Local Artist’s Exhibit Opens at CV Library
The Castro Valley Library is hosting an exhibit of paintings of birds of the San Francisco Bay Area, by award-winning local artist Rita Sklar (www.ritasklar.com).
The show highlights the vanishing birds of the bay area and beyond. Birds are important indicators of the overall health of our environment.
Like the proverbial canaries in the coal mine, they send an urgent warning about threats to our climate, water, air, and natural resources.
Severe bird declines are the result of changing climate, lost habitat, invasive species, and polluted water. Efforts to restore nesting and feeding grounds, ban pesticides and halt development in sensitive wetlands and other migratory stopovers have brought back the California brown pelican, the peregrine falcon, and the bald eagle.

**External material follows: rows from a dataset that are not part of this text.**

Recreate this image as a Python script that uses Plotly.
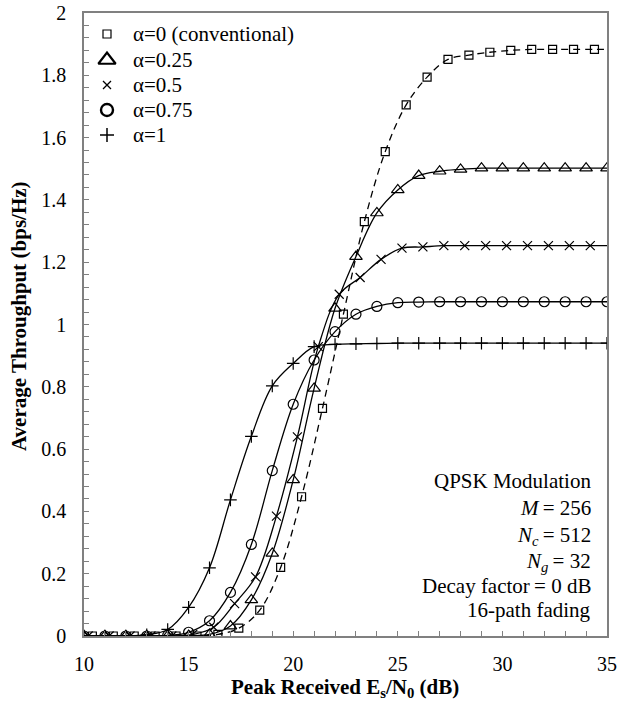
import plotly.graph_objects as go

# ---------------- data ----------------
x_min, x_max = 10, 35

snr_int = list(range(10, 36))                       # markers at integer dB
snr_cross = [k + 0.2 for k in range(10, 35)]        # alpha = 0.5 markers
snr_square = [k + 0.4 for k in range(10, 35)]       # alpha = 0 markers

y_alpha1 = [0, 0, 0, 0.004, 0.021, 0.092, 0.219, 0.437, 0.641, 0.803, 0.875,
            0.929, 0.936, 0.938, 0.939] + [0.94] * 11
y_alpha075 = [0, 0, 0, 0, 0.002, 0.012, 0.049, 0.140, 0.294, 0.531, 0.744,
              0.886, 0.977, 1.033, 1.058, 1.070, 1.072] + [1.073] * 9
y_alpha025 = [0, 0, 0, 0, 0, 0.001, 0.005, 0.032, 0.116, 0.265, 0.501, 0.795,
              1.052, 1.218, 1.358, 1.432, 1.478, 1.492, 1.498] + [1.502] * 7
y_alpha05 = [0, 0, 0, 0, 0, 0.005, 0.028, 0.104, 0.190, 0.385, 0.639, 0.929,
             1.097, 1.151, 1.209, 1.245, 1.249] + [1.253] * 8
y_alpha0 = [0, 0, 0, 0, 0, 0, 0.005, 0.025, 0.083, 0.220, 0.447, 0.731, 1.033,
            1.330, 1.555, 1.705, 1.794, 1.851, 1.865, 1.874, 1.880] + [1.883] * 4

legend_names = ["\u03b1=0 (conventional)", "\u03b1=0.25", "\u03b1=0.5",
                "\u03b1=0.75", "\u03b1=1"]

info_lines = ["QPSK Modulation", "<i>M</i>\u2009= 256", "<i>N<sub>c</sub></i>\u2009= 512",
              "<i>N<sub>g</sub></i>\u2009= 32", "Decay factor\u2009= 0 dB", "16-path fading"]

x_title = "<b>Peak Received E<sub>s</sub>/N<sub>0</sub> (dB)</b>"
y_title = "<b>Average Throughput (bps/Hz)</b>"

x_ticks = [10, 15, 20, 25, 30, 35]
y_ticks = [0, 0.2, 0.4, 0.6, 0.8, 1, 1.2, 1.4, 1.6, 1.8, 2]

# ---------------- layout helpers ----------------
FONT = "'Liberation Serif', 'Times New Roman', serif"
W, H = 633, 701
PL, PR, PT, PB = 84, 607, 13, 636          # plot area in pixels


def px_to_paper_x(px):
    return (px - PL) / (PR - PL)


def px_to_paper_y(py):
    return (PB - py) / (PB - PT)


series = [
    # x, y, symbol, size, dash, legend size, legend line width
    (snr_square, y_alpha0, "square-open", 8, "7px,5px", 8, 1.2),
    (snr_int, y_alpha025, "triangle-up-open", 11, "solid", 15, 2.2),
    (snr_cross, y_alpha05, "x-thin-open", 9, "solid", 8, 1.3),
    (snr_int, y_alpha075, "circle-open", 10, "solid", 12, 2.4),
    (snr_int, y_alpha1, "cross-thin-open", 9, "solid", 10, 1.5),
]

fig = go.Figure()
for xs, ys, sym, size, dash, _, _ in series:
    lx = list(xs)
    ly = list(ys)
    if lx[0] > x_min:
        lx = [x_min] + lx
        ly = [ly[0]] + ly
    if lx[-1] < x_max:
        lx = lx + [x_max]
        ly = ly + [ly[-1]]
    fig.add_trace(go.Scatter(
        x=lx, y=ly, mode="lines", showlegend=False, hoverinfo="skip",
        line=dict(color="black", width=1.3, dash=dash, shape="spline", smoothing=1.0),
    ))
    fig.add_trace(go.Scatter(
        x=xs, y=ys, mode="markers", showlegend=False,
        marker=dict(symbol=sym, size=size, color="black",
                    line=dict(color="black", width=1.2)),
    ))

# ---------------- hand-built legend (tight row spacing like the reference) ----------------
legend_rows_px = [34, 60, 85, 110, 135]
sym_x_px, text_x_px = 107, 131
for (xs, ys, sym, size, dash, lsize, lwidth), name, ry in zip(series, legend_names, legend_rows_px):
    fig.add_trace(go.Scatter(
        x=[px_to_paper_x(sym_x_px)], y=[px_to_paper_y(ry)], xaxis="x2", yaxis="y2",
        mode="markers", showlegend=False, hoverinfo="skip",
        marker=dict(symbol=sym, size=lsize, color="black",
                    line=dict(color="black", width=lwidth)),
    ))
    fig.add_annotation(
        xref="paper", yref="paper", x=px_to_paper_x(text_x_px), y=px_to_paper_y(ry),
        xanchor="left", yanchor="middle", showarrow=False, text=name,
        font=dict(family=FONT, size=21, color="black"),
    )

# ---------------- info block ----------------
info_centers_px = [481.7, 508.3, 535, 561.7, 586.7, 610.3]
for line, cy in zip(info_lines, info_centers_px):
    fig.add_annotation(
        xref="paper", yref="paper", x=px_to_paper_x(593), y=px_to_paper_y(cy - 14.5),
        xanchor="right", yanchor="top", align="right", showarrow=False, text=line,
        font=dict(family=FONT, size=21, color="black"),
    )

# ---------------- axis titles ----------------
fig.add_annotation(
    xref="paper", yref="paper", x=px_to_paper_x(345), y=px_to_paper_y(673),
    xanchor="center", yanchor="top", showarrow=False, text=x_title,
    font=dict(family=FONT, size=21, color="black"),
)
fig.add_annotation(
    xref="paper", yref="paper", x=px_to_paper_x(19), y=px_to_paper_y(316),
    xanchor="center", yanchor="middle", showarrow=False, text=y_title, textangle=-90,
    font=dict(family=FONT, size=21, color="black"),
)

axis_common = dict(
    showgrid=False, zeroline=False, showline=True, linecolor="#808080",
    linewidth=1.5, mirror=True, ticks="inside", ticklen=5, tickcolor="#808080",
    tickfont=dict(family=FONT, size=20, color="black"), automargin=False,
)

fig.update_xaxes(
    range=[x_min, x_max], tickvals=x_ticks,
    minor=dict(dtick=1, ticks="inside", ticklen=5, tickcolor="#808080"),
    ticklabelstandoff=9,
    **axis_common,
)
fig.update_yaxes(
    range=[0, 2], tickvals=y_ticks,
    minor=dict(dtick=0.04, ticks="inside", ticklen=5, tickcolor="#808080"),
    ticklabelstandoff=12,
    **axis_common,
)

fig.update_layout(
    width=W, height=H,
    margin=dict(l=PL, r=W - PR, t=PT, b=H - PB, autoexpand=False),
    paper_bgcolor="white", plot_bgcolor="white",
    font=dict(family=FONT, size=20, color="black"),
    showlegend=False,
    xaxis2=dict(range=[0, 1], overlaying="x", visible=False, fixedrange=True),
    yaxis2=dict(range=[0, 1], overlaying="y", visible=False, fixedrange=True),
)

fig.write_html("out.html", config={"displayModeBar": False},
               post_script="document.body.style.margin='0';document.body.style.padding='0';")
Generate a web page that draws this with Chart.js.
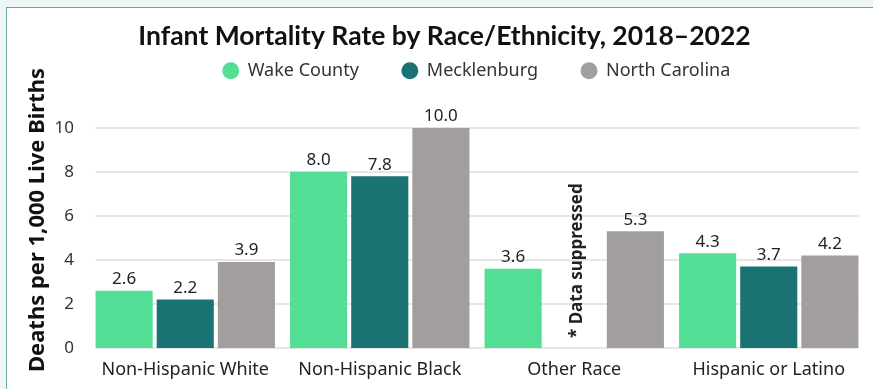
<!DOCTYPE html>
<html>
<head>
<meta charset="utf-8">
<script src="https://cdn.jsdelivr.net/npm/chart.js@4.4.1/dist/chart.umd.min.js"></script>
<style>
  html, body { margin: 0; padding: 0; background: #eef7f5; }
  #frame {
    position: absolute; left: 6px; top: 7px; width: 867px; height: 382px;
    background: #fff; border-left: 1px solid #6aa9a3; border-top: 1px solid #6aa9a3;
  }
  #frame canvas { display: block; }
</style>
</head>
<body>
<div id="frame"><canvas id="myChart" width="866" height="381"></canvas></div>
<script>
const groups = ['Non-Hispanic White', 'Non-Hispanic Black', 'Other Race', 'Hispanic or Latino'];
const wakeRates = [2.6, 8.0, 3.6, 4.3];
const mecklenburgRates = [2.2, 7.8, null, 3.7];
const ncRates = [3.9, 10.0, 5.3, 4.2];
const yTicks = [0, 2, 4, 6, 8, 10];

const font = "'Noto Sans', 'Open Sans', sans-serif";

// horizontal grid lines that run only from the first bar to the last one
const barGrid = {
  id: 'barGrid',
  beforeDatasetsDraw(chart) {
    const first = chart.getDatasetMeta(0).data[0];
    const lastMeta = chart.getDatasetMeta(chart.data.datasets.length - 1);
    const last = lastMeta.data[lastMeta.data.length - 1];
    const x0 = first.x - first.width / 2;
    const x1 = last.x + last.width / 2;
    const ctx = chart.ctx;
    ctx.save();
    ctx.strokeStyle = '#e6e6e6';
    ctx.lineWidth = 2;
    chart.scales.y.ticks.forEach(t => {
      const y = Math.round(chart.scales.y.getPixelForValue(t.value));
      ctx.beginPath();
      ctx.moveTo(x0, y);
      ctx.lineTo(x1, y);
      ctx.stroke();
    });
    ctx.restore();
  }
};

// values printed above each bar, plus the note for the missing Mecklenburg bar
const valueLabels = {
  id: 'valueLabels',
  afterDatasetsDraw(chart) {
    const ctx = chart.ctx;
    ctx.save();
    ctx.font = '17px ' + font;
    ctx.fillStyle = '#222';
    ctx.textAlign = 'center';
    ctx.textBaseline = 'bottom';
    chart.data.datasets.forEach((ds, i) => {
      chart.getDatasetMeta(i).data.forEach((bar, j) => {
        if (ds.data[j] == null) return;
        ctx.fillText(ds.data[j].toFixed(1), bar.x, bar.y - 3);
      });
    });
    const x = chart.scales.x.getPixelForValue(2);
    const y = chart.scales.y.getPixelForValue(0);
    ctx.translate(x + 3, y - 10);
    ctx.rotate(-Math.PI / 2);
    ctx.font = 'bold 17px ' + font;
    ctx.textAlign = 'left';
    ctx.textBaseline = 'middle';
    ctx.fillText('* Data suppressed', 0, 0);
    ctx.restore();
  }
};

// y axis title, placed by hand so it can sit a little above the plot's middle
const yTitle = {
  id: 'yTitle',
  afterDraw(chart) {
    const ctx = chart.ctx;
    ctx.save();
    ctx.translate(31, 212);
    ctx.rotate(-Math.PI / 2);
    ctx.font = 'bold 22px ' + font;
    ctx.fillStyle = '#111';
    ctx.textAlign = 'center';
    ctx.textBaseline = 'middle';
    ctx.fillText('Deaths per 1,000 Live Births', 0, 0);
    ctx.restore();
  }
};

// extra room under the legend, and nudge title and legend right of centre
const legendGap = {
  id: 'legendGap',
  beforeInit(chart) {
    const fit = chart.legend.fit;
    chart.legend.fit = function () {
      fit.bind(chart.legend)();
      this.height += 38;
    };
  },
  afterLayout(chart) {
    chart.legend.left += 40;
    chart.legend.right += 40;
    chart.titleBlock.left += 8;
    chart.titleBlock.right += 8;
  }
};

const data = {
  labels: groups,
  datasets: [{
    label: 'Wake County',
    backgroundColor: 'rgb(82, 222, 148)',
    data: wakeRates,
  }, {
    label: 'Mecklenburg',
    backgroundColor: 'rgb(27, 114, 114)',
    data: mecklenburgRates,
  }, {
    label: 'North Carolina',
    backgroundColor: 'rgb(162, 158, 157)',
    data: ncRates,
  }]
};

const config = {
  type: 'bar',
  data,
  plugins: [legendGap, barGrid, valueLabels, yTitle],
  options: {
    responsive: false,
    animation: false,
    categoryPercentage: 0.943,
    barPercentage: 0.934,
    layout: { padding: { left: 0, right: 7, top: 0, bottom: 0 } },
    plugins: {
      title: {
        display: true,
        text: 'Infant Mortality Rate by Race/Ethnicity, 2018–2022',
        color: '#111',
        font: { family: "Lato, sans-serif", size: 26.5, weight: 'bold' },
        padding: { top: 13, bottom: -34 }
      },
      legend: {
        labels: {
          usePointStyle: true,
          pointStyle: 'circle',
          boxWidth: 16,
          boxHeight: 12,
          padding: 43,
          color: '#333',
          font: { family: font, size: 18 }
        }
      },
      tooltip: { enabled: false }
    },
    scales: {
      x: {
        grid: { display: false },
        border: { display: false },
        ticks: { color: '#222', font: { family: font, size: 18 }, padding: 3 },
        afterFit(scale) { scale.height = 41; }
      },
      y: {
        min: 0,
        max: 10,
        afterBuildTicks(scale) { scale.ticks = yTicks.map(v => ({ value: v })); },
        grid: { display: false },
        border: { display: false },
        ticks: { color: '#333', font: { family: font, size: 17 }, padding: 6 },
        afterFit(scale) { scale.width = 81; }
      }
    }
  }
};

var myChart = new Chart(document.getElementById('myChart'), config);
</script>
</body>
</html>
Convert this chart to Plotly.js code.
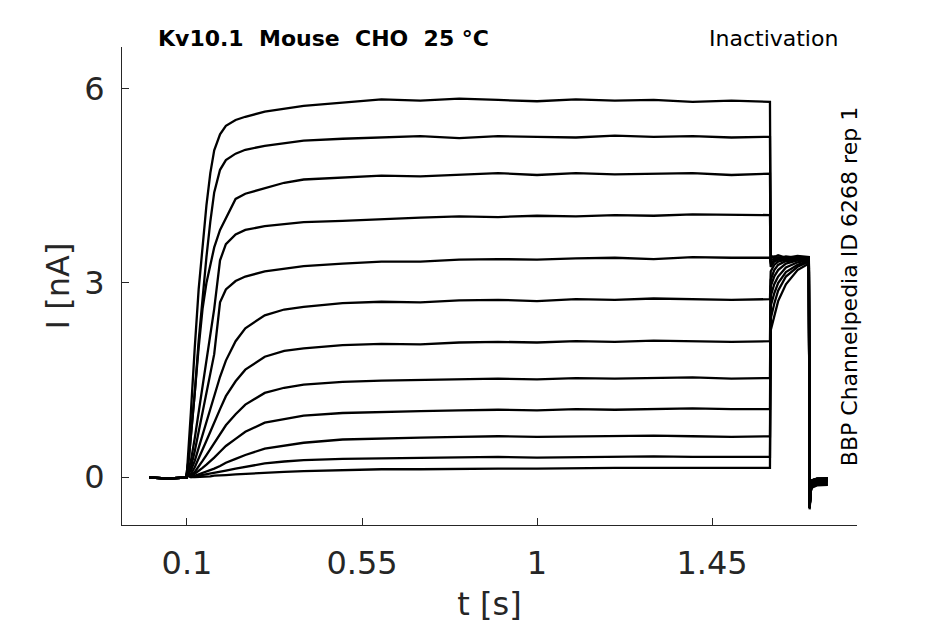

Rita Sklar’s wildlife paintings have been featured at the California State Building in Oakland, Lindsay Wildlife Museum, the Oakland Zoo, and Tilden Park Education Center. Ms Sklar received a commission from the Alameda County Art Commission and two grants from the Oakland Cultural Arts Fund. Her paintings have been selected into national shows by acclaimed jurors. She has received over twenty-five awards for artistic excellence.
The exhibit is free and open to the public beginning today, January 5, 2022, and runs until April 4 at the Castro Valley Library located at 3600 Norbridge Ave. View the pieces during the Library’s regular business hours: Mon. & Tues. 12 – 8 pm; Wed. & Thurs. 10 am – 6 pm; Friday: Closed; Saturday: 10 am – 5 pm; and Sunday: 1 pm – 5pm.